ラジコン回想記

(その1)

私がラジコンと出会ったのは、中学生の頃に“工芸部”という

クラブに入ったことが発端でした。

“工芸”とは、また何とも風流な・・・と思われがちですが

何のことはない、ただの模型クラブのことです。

元々鉄道模型が好きだった私ですがクラブ内では極少数派

で、折りしも一大ラジコンブームの波が押し寄せていたために

私もラジコンを始めることにしたのです。

最初のマシンはニチモのランチャ・ストラトスでした。

ベベルギアにカバーが付いている点が気に入ったのです。

当時は学校の校庭や近所の公園といった未舗装路で走らせる

ことがほとんどで、タミヤのベベルギアーは全てオープンに

なっていたことに、子供心ながら大きな疑問を感じていたのです。

プロポは当時大流行したサンワ・ミニプロポです。確か当時、

価格が一番安かったような記憶があります。現在のように

特価販売なんてものはなく、定価販売が当たり前でした。

このランチャ・ストラトス、ボディは言うまでもなくタイヤ・ホイールに

至るまでとことんスケール感を大切にした1台でした。

走りに関して言えば、華奢に見えるタミヤ製マシンの方が

キビキビしてて速かったですが、強度的にはニチモの方が

優れていたようです。
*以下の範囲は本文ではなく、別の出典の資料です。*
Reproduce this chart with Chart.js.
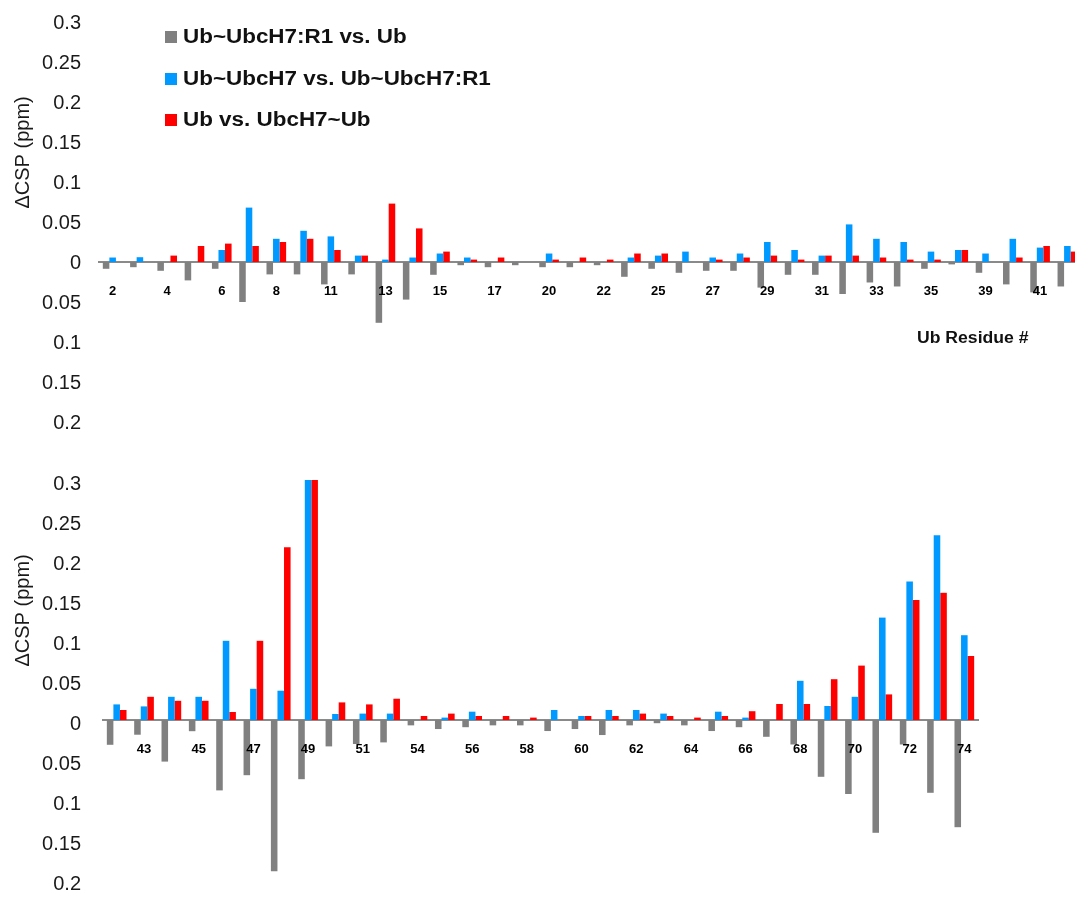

タミヤの935とニチモのランチャがクラッシュ

すると、決まって935の方に大きなダメージがありました。

昔は何でも修理しました。スチロール製のボディはクラッシュしたら

破片を全て持ち帰り、接着剤とパテできれいに修繕したものです。

工芸部の部室は技術室でしたので、シャーシやシャフトが曲がったら

定盤の上で叩いて修正して何度も使いました。

今のように『壊れたら買い換える』といった風潮ではなく、

『使えなくなるまで使う』のが当たり前だったのです。

中学生ですから、限られたお小遣いではバッテリーを何本も

持つことができず、やがて燃料さえあればいつまででも走れる

エンジンカーに興味が移っていきました。